No 29º Cine Ceará - Festival Ibero-Americano de cinema, a noite de 4 de setembro foi muito especial para a produção local. Entre os cinco filmes apresentados, quatro eram cearenses, e o quinto deles, a produção pernambucana Marie, se passa parcialmente no Ceará.
Soldados da Borracha, de Wolney Oliveira, foi o único longa-metragem apresentado no Cine São Luiz. Exibido fora de competição (afinal, o cineasta também desempenha a função de diretor executivo do Cine Ceará), o documentário apresenta a história dos trabalhadores enviados ao norte do país durante a Segunda Guerra Mundial, para produzirem borracha e enviá-la ao exército norte-americano. Após a experiência de trabalho forçado, em condições precárias, os sobreviventes ainda lutam para receber salários e compensações.
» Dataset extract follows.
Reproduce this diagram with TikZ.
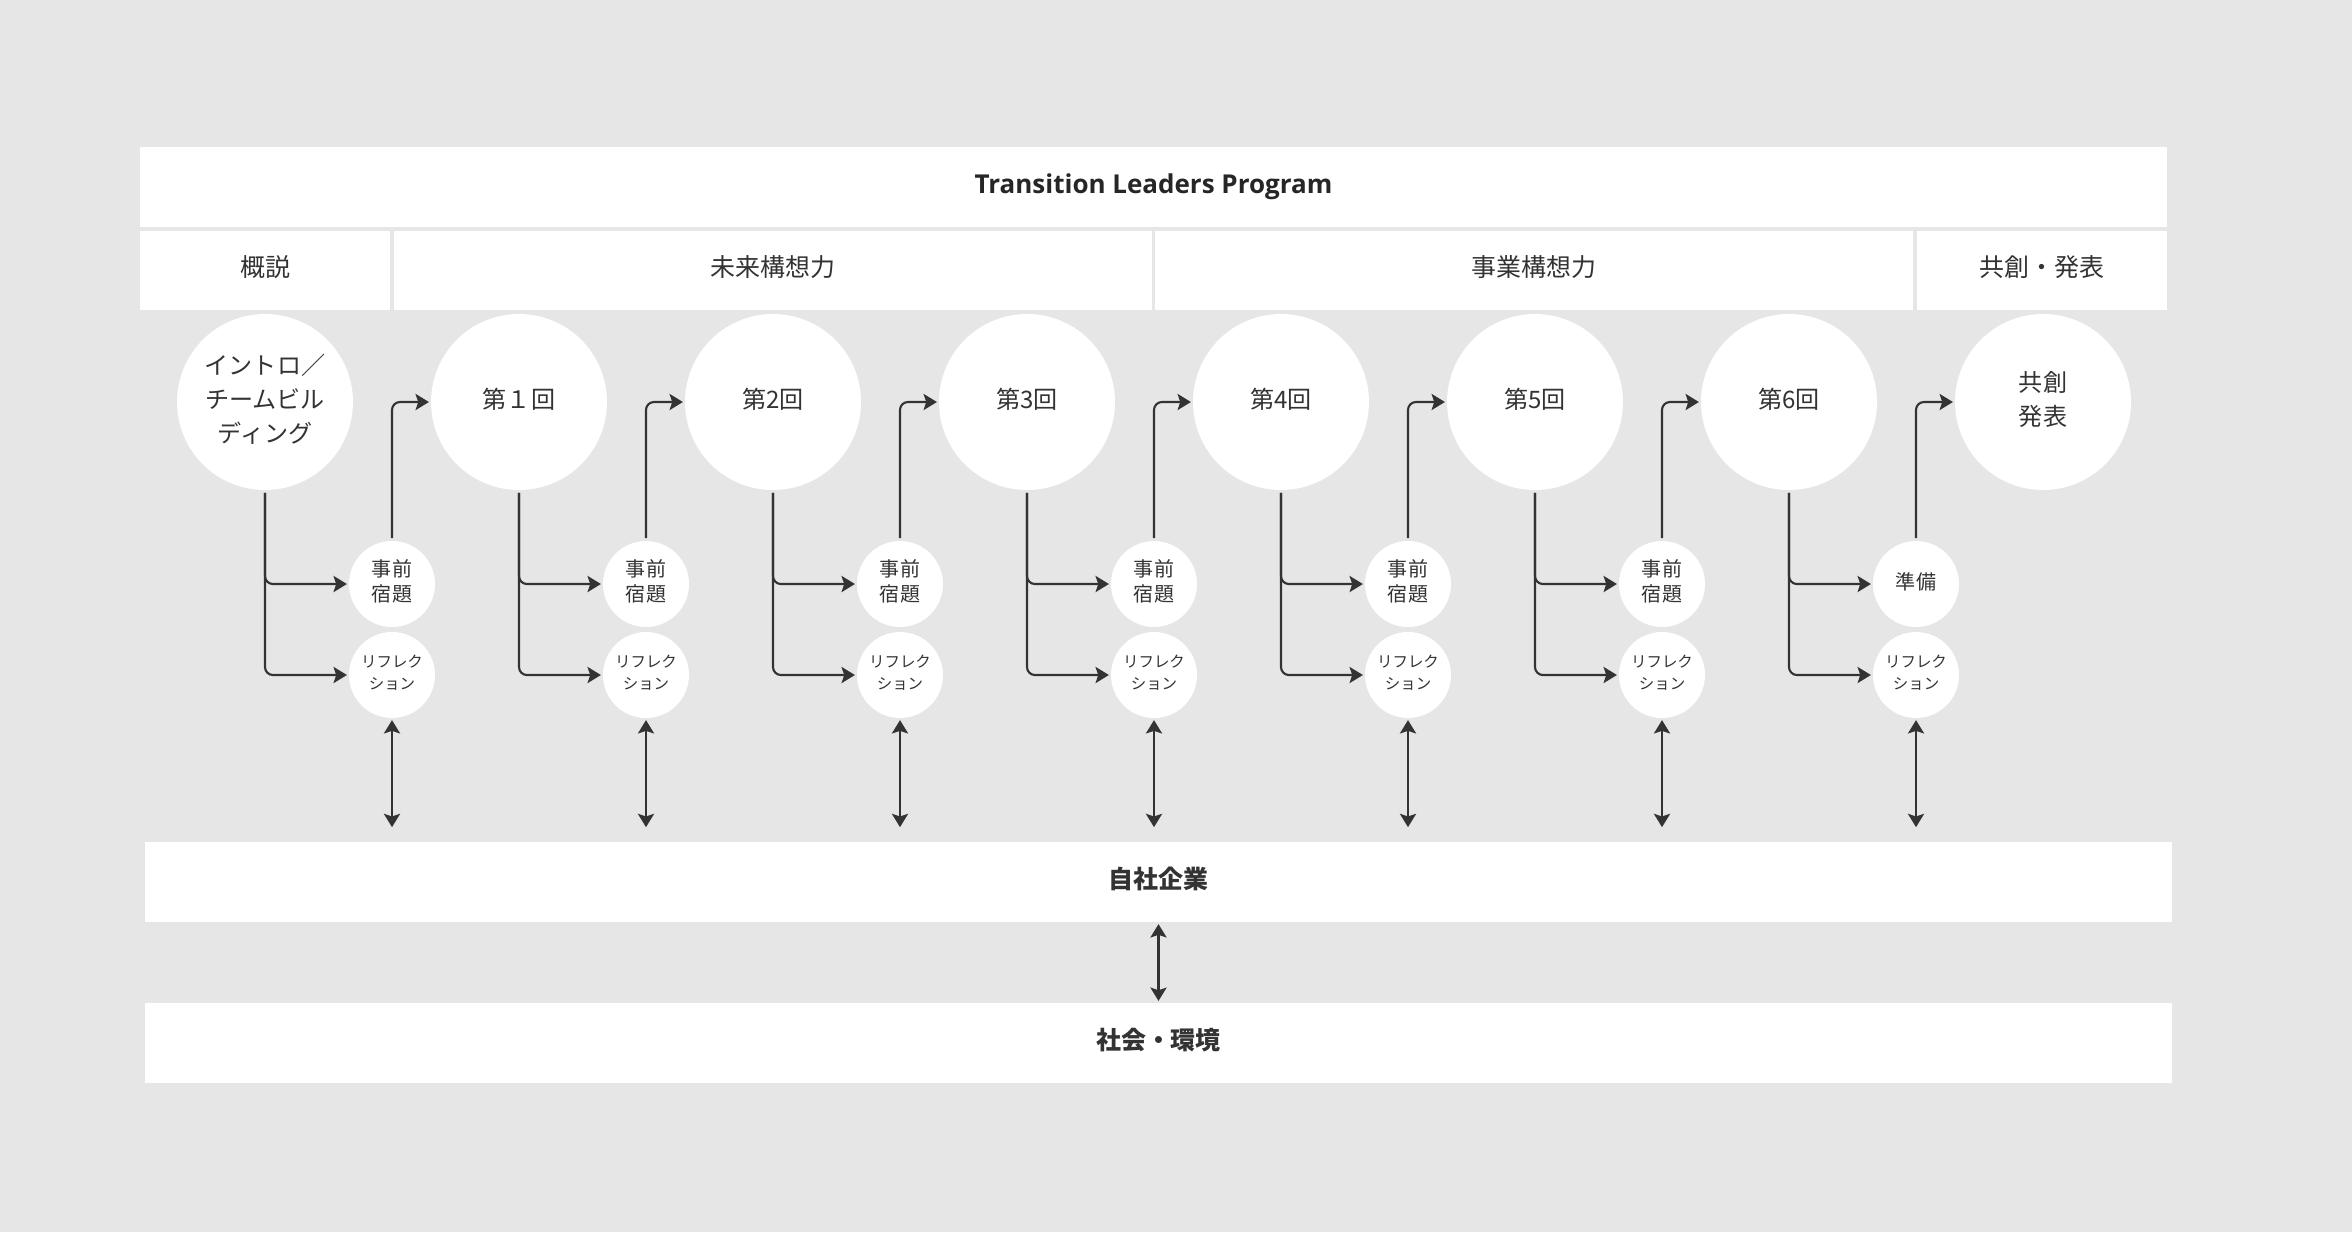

Apesar de se construir como um filme-denúncia sobre o descaso do governo com seus trabalhadores, o resultado transparece um tom melancólico, conduzido essencialmente por entrevistas de senhores idosos que torcem por reparação, mas não possuem grande esperança de justiça.
Leia a nossa crítica.
Quatro novos curtas-metragens foram exibidos dentro da mostra competitiva, com destaque para Marie, vencedor do prêmio do júri da crítica no último Festival de Gramado. O comovente filme dirigido por Léo Tabosa narra a jornada de uma mulher transexual (a ótima Wallie Ruy) para enterrar o pai, que jamais aceitou sua identidade de gênero.
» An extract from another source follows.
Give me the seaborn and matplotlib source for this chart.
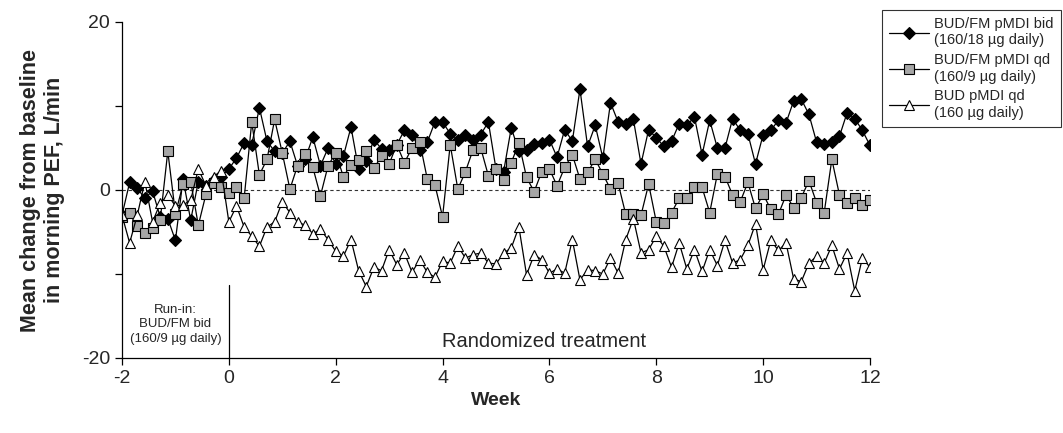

O projeto possui uma produção impecável, muito coerente no uso dos cenários, a iluminação e na escolha do elenco. Um poderoso plano-sequência noturno na traseira de um veículo, com um lento zoom coroando a intimidade entre Marie (Wallie Ruy) e Estevão (Rômulo Braga), demonstra o impressionante talento do cineasta. Depois do belo trabalho em Nova Iorque, Tabosa se torna um nome a observar de perto, torcendo pelos próximos filmes, sejam eles curtas ou longas-metragens.
Um adendo: apesar do título oficial Marie, os letreiros na tela indicam, no começo e no final, o título Je Vous Aime, Marie, ou "Eu te amo, Marie". Seria uma referência à jornada de autodescoberta Je Vous Salue, Marie, de Jean-Luc Godard?
Entre os demais curtas-metragens, O Tempo do Olhar e o Olhar no Tempo, de Samuel Brasileiro, se abre de maneira aparentemente convencional, quando a avó do cineasta narra suas lembranças enquanto fotos da época desfilam pela tela.
No entanto, logo se percebe que a mulher das fotos não corresponde à avó, ao passo que a narrativa sonora se descola do referencial imagético. O diretor busca associações cada vez mais poéticas, metafóricas, até o hipnotizante plano final, concluindo o filme da maneira bastante potente.
O drama Marco, dirigido por Sara Benvenuto, apresenta o retorno de uma jovem à cidade natal durante um enterro - o que o coloca em curioso diálogo com Marie. A intenção de trabalhar a sexualidade fluida da personagem, através de longos planos-sequência, se mostra particularmente interessante, além de situar de modo orgânico as situações de opressão às mulheres.
Apesar disso, o filme sofre com problemas de captação e edição de som, que torna alguns diálogos incompreensíveis, além das atuações um grau acima do realismo. A escolha por transformar todos os conflitos em catarses (as explosões da mãe e da filha) poderia ser mais equilibrada, apostando em sugestões ou deduções do espectador.
Oração ao Cadáver Desconhecido, dirigido por Sávio Fernandes, faz uma ousada incursão na ficção científica e no suspense/terror ao apresentar a descoberta de um cadáver anônimo próximo da casa de dois trabalhadores. Eles hesitam sobre a atitude a tomar, enquanto percebem a origem sobrenatural dos fatos.
O filme obtém sucesso na construção do clima, mas enfrenta dificuldades em apresentar uma produção à altura de suas ambições (vide o uso de efeitos especiais na parte final, relacionados ao personagem do filho) ou mesmo em desenvolver personagens: por que o pai decidiria imediatamente ocultar e retalhar o corpo? O final em aberto deixa a impressão de um projeto mais interessado na manipulação de gênero do que no desenvolvimento de uma narrativa.
A última noite da mostra competitiva do Cine Ceará apresenta o longa-metragem Greta, de Armando Praça, estrelado por Marco Nanini e Démick Lopes. Os últimos curtas-metragens apresentados serão Rua Augusta, 1029, de Mirrah Iañez, O Grande Amor de um Lobo, de Adrianderson Barbosa e Kennel Rógis, Ilhas de Calor, de Ulisses Arthur e Pop Ritual, de Mozart Freire.